Les actions françaises n'ont enregistré que des gains modestes au cours de l'année écoulée, avec une hausse de 3,5 % entre juin 2024 et août 2025. Au cours de la même période, les marchés de la zone euro (indice DJ Euro-Stoxx) et les marchés américains (indice S&P 500 en USD) ont progressé respectivement de 16,2 % et 22,8 %. En termes de taux d'intérêt, la prime de risque sur la dette française reste à des niveaux plus élevés qu'au début de l'année 2024 (voir graphique ci-dessous).
Scénarios politiques et de marché
La situation politique française reste très instable. Trois scénarios sont envisagés pour les jours à venir :
- Le Parlement accorde sa confiance au Premier ministre|
Si le Premier ministre Bayrou obtient la confiance du Parlement, les actions françaises devraient se redresser et la prime de risque pourrait rapidement revenir à son niveau de la mi-août. Cependant, ce scénario semble peu probable compte tenu des réactions des partis politiques, malgré la volonté de négociation du Premier ministre. - Le gouvernement tombe et un nouveau Premier ministre est nommé
Dans ce scénario, le président Emmanuel Macron nomme un nouveau Premier ministre pour former un gouvernement. Les actifs français pourraient se stabiliser à court terme, mais leur sous-performance « chronique » devrait persister. Pour l'instant, nous considérons ce scénario comme le plus probable. - Chute du gouvernement et dissolution de l'Assemblée
Si le gouvernement tombe et que le président Macron dissout l'Assemblée nationale pour organiser de nouvelles élections législatives, l'incertitude augmenterait considérablement. Les actions françaises et, dans une moindre mesure, les actions européennes seraient sous pression, avec des mouvements potentiellement similaires à ceux de juin 2024. La prime de risque de la dette française s'élargirait encore, dépassant les niveaux observés en 2024.
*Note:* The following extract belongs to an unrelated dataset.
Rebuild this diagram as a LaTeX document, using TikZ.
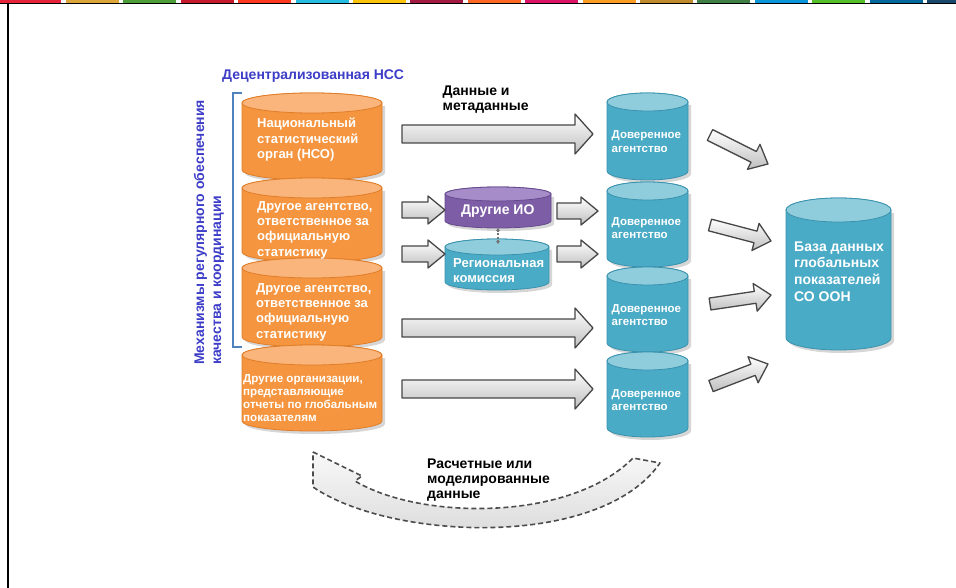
\documentclass[tikz,border=0pt]{standalone}
\usepackage{fontspec}
\setmainfont{Liberation Sans}
\usetikzlibrary{arrows.meta,calc}
\definecolor{sdgA}{HTML}{E5243B}\definecolor{sdgB}{HTML}{DDA63A}\definecolor{sdgC}{HTML}{4C9F38}
\definecolor{sdgD}{HTML}{C5192D}\definecolor{sdgE}{HTML}{FF3A21}\definecolor{sdgF}{HTML}{26BDE2}
\definecolor{sdgG}{HTML}{FCC30B}\definecolor{sdgH}{HTML}{A21942}\definecolor{sdgI}{HTML}{FD6925}
\definecolor{sdgJ}{HTML}{DD1367}\definecolor{sdgK}{HTML}{FD9D24}\definecolor{sdgL}{HTML}{BF8B2E}
\definecolor{sdgM}{HTML}{3F7E44}\definecolor{sdgN}{HTML}{0A97D9}\definecolor{sdgO}{HTML}{56C02B}
\definecolor{sdgP}{HTML}{00689D}\definecolor{sdgQ}{HTML}{19486A}
\definecolor{orb}{HTML}{F5953F}\definecolor{ort}{HTML}{F9B57C}\definecolor{orl}{HTML}{E07D28}
\definecolor{teb}{HTML}{4AABC6}\definecolor{tet}{HTML}{8FCDDD}\definecolor{tel}{HTML}{3A92AD}
\definecolor{pub}{HTML}{7E5DA7}\definecolor{put}{HTML}{A68CC8}\definecolor{pul}{HTML}{664A8E}
\definecolor{ttl}{HTML}{3D3DC8}\definecolor{brk}{HTML}{4F81BD}
\newcommand\dbcyl[8]{%
 \pgfmathsetmacro\cxl{#1}\pgfmathsetmacro\cxr{#2}%
 \pgfmathsetmacro\crx{((#2)-(#1))/2}%
 \pgfmathsetmacro\ccx{((#1)+(#2))/2}%
 \pgfmathsetmacro\cyt{-(#3)-(#5)}%
 \pgfmathsetmacro\cyb{-(#4)+(#5)}%
 \fill[black,opacity=0.16] ({\cxl+3},{\cyt-3}) -- ({\cxl+3},{\cyb-3}) arc[start angle=180,end angle=360,x radius=\crx pt,y radius=#5 pt] -- ({\cxr+3},{\cyt-3}) -- cycle;
 \filldraw[fill=#6,draw=#8,line width=0.8pt] (\cxl,\cyt) -- (\cxl,\cyb) arc[start angle=180,end angle=360,x radius=\crx pt,y radius=#5 pt] -- (\cxr,\cyt) arc[start angle=0,end angle=180,x radius=\crx pt,y radius=#5 pt] -- cycle;
 \filldraw[fill=#7,draw=#8,line width=0.8pt] (\ccx,\cyt) ellipse[x radius=\crx pt,y radius=#5 pt];
}
\newcommand\blkarrow[7]{%
 \pgfmathsetmacro\baang{atan2((#2)-(#4),(#3)-(#1))}%
 \pgfmathsetmacro\balen{veclen((#3)-(#1),(#4)-(#2))}%
 \pgfmathsetmacro\bahb{\balen-(#7)}%
 \begin{scope}[shift={(#1,-#2)},rotate=\baang]
  \path[garrow] (0,#5) -- (\bahb,#5) -- (\bahb,#6) -- (\balen,0) -- (\bahb,-#6) -- (\bahb,-#5) -- (0,-#5) -- cycle;
 \end{scope}}
\tikzset{
 garrow/.style={draw=black!72,line width=1.3pt,top color=white,bottom color=gray!50,line join=round},
 otxt/.style={text=white,font=\bfseries\fontsize{13}{15.2}\selectfont,align=left,inner sep=0pt,anchor=base west},
 otxts/.style={text=white,font=\bfseries\fontsize{11.6}{13}\selectfont,align=left,inner sep=0pt,anchor=base west},
 ttxt/.style={text=white,font=\bfseries\fontsize{11.5}{13.3}\selectfont,align=left,inner sep=0pt,anchor=base west},
 iotxt/.style={text=white,font=\bfseries\fontsize{14}{16}\selectfont,align=left,inner sep=0pt,anchor=base west},
 rtxt/.style={text=white,font=\bfseries\fontsize{13}{16}\selectfont,align=left,inner sep=0pt,anchor=base west},
 dbtxt/.style={text=white,font=\bfseries\fontsize{14}{16.5}\selectfont,align=left,inner sep=0pt,anchor=base west},
 ktxt/.style={text=black,font=\bfseries\fontsize{14}{15}\selectfont,align=left,inner sep=0pt,anchor=base west},
 ttltxt/.style={text=ttl,font=\bfseries\fontsize{14}{16}\selectfont,inner sep=0pt,anchor=base west},
 vtxt/.style={text=ttl,font=\bfseries\fontsize{14}{17}\selectfont,align=left,inner sep=0pt,anchor=base west,rotate=90},
 curvearrow/.style={draw=black!70,line width=1.6pt,dash pattern=on 5pt off 3pt,top color=gray!5,bottom color=gray!32,line join=round},
}
\begin{document}
\begin{tikzpicture}[x=1pt,y=1pt]
\useasboundingbox (0,0) rectangle (956,-588);
\fill[white] (0,0) rectangle (956,-588);
% top stripe
\fill[sdgA] (0,0) rectangle (61,-2.6);
\foreach \c [count=\i] in {sdgB,sdgC,sdgD,sdgE,sdgF,sdgG,sdgH,sdgI,sdgJ,sdgK,sdgL,sdgM,sdgN,sdgO,sdgP,sdgQ}{
  \pgfmathsetmacro\sx{66+57.4*(\i-1)}
  \pgfmathsetmacro\ex{min(\sx+53,956)}
  \fill[\c] (\sx,0) rectangle (\ex,-2.6);
}
\draw[black,line width=1.2pt] (0,-3.4) -- (956,-3.4);
\draw[black,line width=2.2pt] (8,-3) -- (8,-588);
% bracket
\draw[brk,line width=2pt] (242,-93) -- (233,-93) -- (233,-347) -- (242,-347);
% orange stack
\dbcyl{242}{382}{93}{180}{10}{orb}{ort}{orl}
\dbcyl{242}{382}{178}{262}{10}{orb}{ort}{orl}
\dbcyl{242}{382}{258}{347}{10}{orb}{ort}{orl}
\dbcyl{242}{382}{345}{431}{10}{orb}{ort}{orl}
% trusted stack
\dbcyl{607}{688}{93}{180}{9}{teb}{tet}{tel}
\dbcyl{607}{688}{182}{267}{9}{teb}{tet}{tel}
\dbcyl{607}{688}{267}{352}{9}{teb}{tet}{tel}
\dbcyl{607}{688}{352}{437}{9}{teb}{tet}{tel}
% other IO and regional commission
\dbcyl{445}{551}{187}{228}{7}{pub}{put}{pul}
\dbcyl{445}{549}{239}{290}{8}{teb}{tet}{tel}
% global database
\dbcyl{786}{891}{198}{350}{12}{teb}{tet}{tel}
% block arrows
\blkarrow{402}{134}{593}{134}{9}{20}{18}
\blkarrow{402}{210}{445}{210}{8}{14}{17}
\blkarrow{402}{254}{445}{254}{8}{14}{17}
\blkarrow{557}{211}{598}{211}{8}{14}{17}
\blkarrow{557}{254}{598}{254}{8}{14}{17}
\blkarrow{402}{328}{593}{328}{9}{20}{18}
\blkarrow{402}{389}{593}{389}{9}{20}{18}
\blkarrow{710}{135}{768}{164}{6}{14}{16}
\blkarrow{710}{225}{771}{241}{6}{14}{16}
\blkarrow{710}{304}{771}{295}{6}{14}{16}
\blkarrow{711}{386}{768}{364}{6}{14}{16}
% link between IO and regional commission
\coordinate (ioB) at (498,-228);
\coordinate (rcT) at (498,-244);
\draw[black!55,line width=1.2pt,dash pattern=on 2pt off 1.5pt,{Stealth[length=3pt,width=4pt]}-{Stealth[length=3pt,width=4pt]}] (ioB) -- (rcT);
% curved dashed arrow
\path[curvearrow] (313,-452) -- (362,-476) -- (355,-481) .. controls (420,-520) and (570,-522) .. (633,-458) -- (660,-463) .. controls (600,-550) and (390,-540) .. (313,-487) -- cycle;
% texts (base = baseline of last line)
\node[ttltxt] (title) at (222,-80) {Децентрализованная НСС};
\node[vtxt] (mech) at (221,-365) {Механизмы регулярного обеспечения\\качества и координации};
\node[otxt] (nso) at (257,-158.4) {Национальный\\статистический\\орган (НСО)};
\node[otxt] (oa1) at (257,-256.1) {Другое агентство,\\ответственное за\\официальную\\статистику};
\node[otxt] (oa2) at (256,-338.1) {Другое агентство,\\ответственное за\\официальную\\статистику};
\node[otxts] (oo) at (243,-421.5) {Другие организации,\\представляющие\\отчеты по глобальным\\показателям};
\node[ttxt] (ta1) at (611.5,-152.3) {Доверенное\\агентство};
\node[ttxt] (ta2) at (611.5,-238.3) {Доверенное\\агентство};
\node[ttxt] (ta3) at (611.5,-325.3) {Доверенное\\агентство};
\node[ttxt] (ta4) at (611.5,-410.3) {Доверенное\\агентство};
\node[iotxt] (io) at (461,-215) {Другие ИО};
\node[rtxt] (rc) at (453,-283) {Региональная\\комиссия};
\node[dbtxt] (db) at (794,-301) {База данных\\глобальных\\показателей\\СО ООН};
\node[ktxt] (dm) at (442.5,-111) {Данные и\\метаданные};
\node[ktxt] (est) at (427,-498.3) {Расчетные или\\моделированные\\данные};
\end{tikzpicture}
\end{document}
Politique d'investissement
Le retour du risque politique français s'inscrit dans un contexte plus large d'incertitude (géo)politique accrue, qui s'est amplifiée au cours de la dernière décennie. L'histoire financière récente nous enseigne que si l'incertitude génère une volatilité à court terme, elle ne perturbe généralement pas les tendances sous-jacentes du marché. Par exemple, malgré les nombreux chocs survenus depuis 2016 (Brexit, guerres commerciales de 2018 et 2025, conflits, etc.), les indices S&P500 et CAC40 ont progressé respectivement de 274 % et 123 % au 29 août 2025.
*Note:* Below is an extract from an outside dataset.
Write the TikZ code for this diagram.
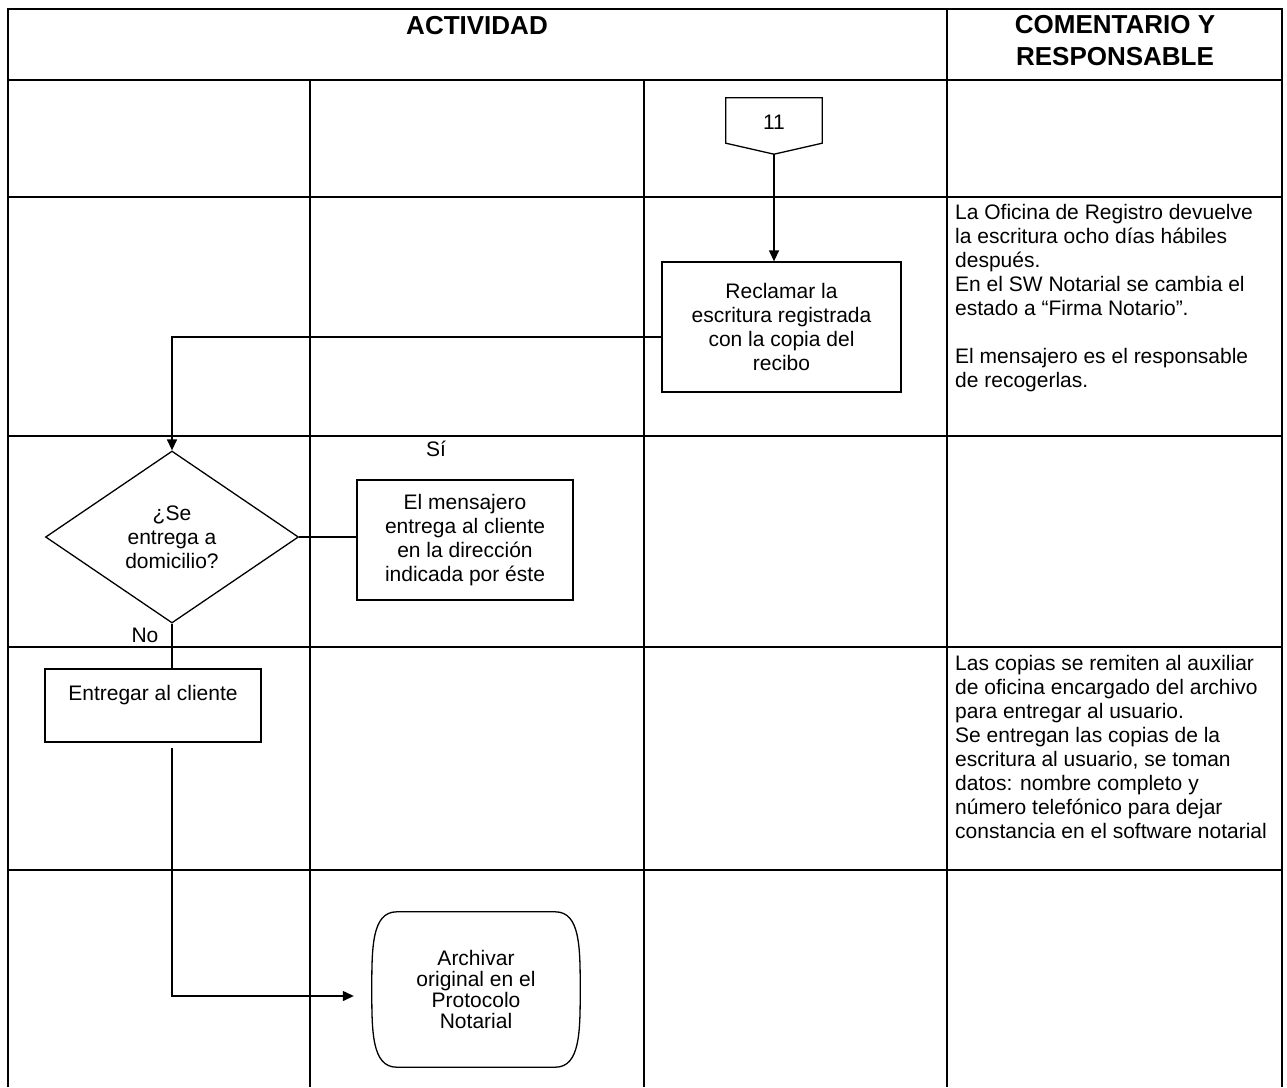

Pour l'instant, la résurgence du risque politique français n'a entraîné qu'une légère augmentation de la volatilité, principalement localisée sur les titres français. Cependant, si les actifs français sont les plus touchés par cette volatilité, le reste de l'Europe a tendance à suivre le mouvement, du moins en termes de direction. Notre politique d'investissement reste inchangée. Nous conservons une position neutre sur les actions et une légère surpondération sur les obligations, en privilégiant les obligations de haute qualité. Nous continuons de considérer qu'un atterrissage en douceur de l'économie mondiale, soutenu par les banques centrales, est le scénario le plus probable malgré les incertitudes économiques persistantes liées à la guerre commerciale.
Nous restons vigilants quant à l'évolution de la situation et nous nous engageons à vous accompagner pendant cette période d'incertitude.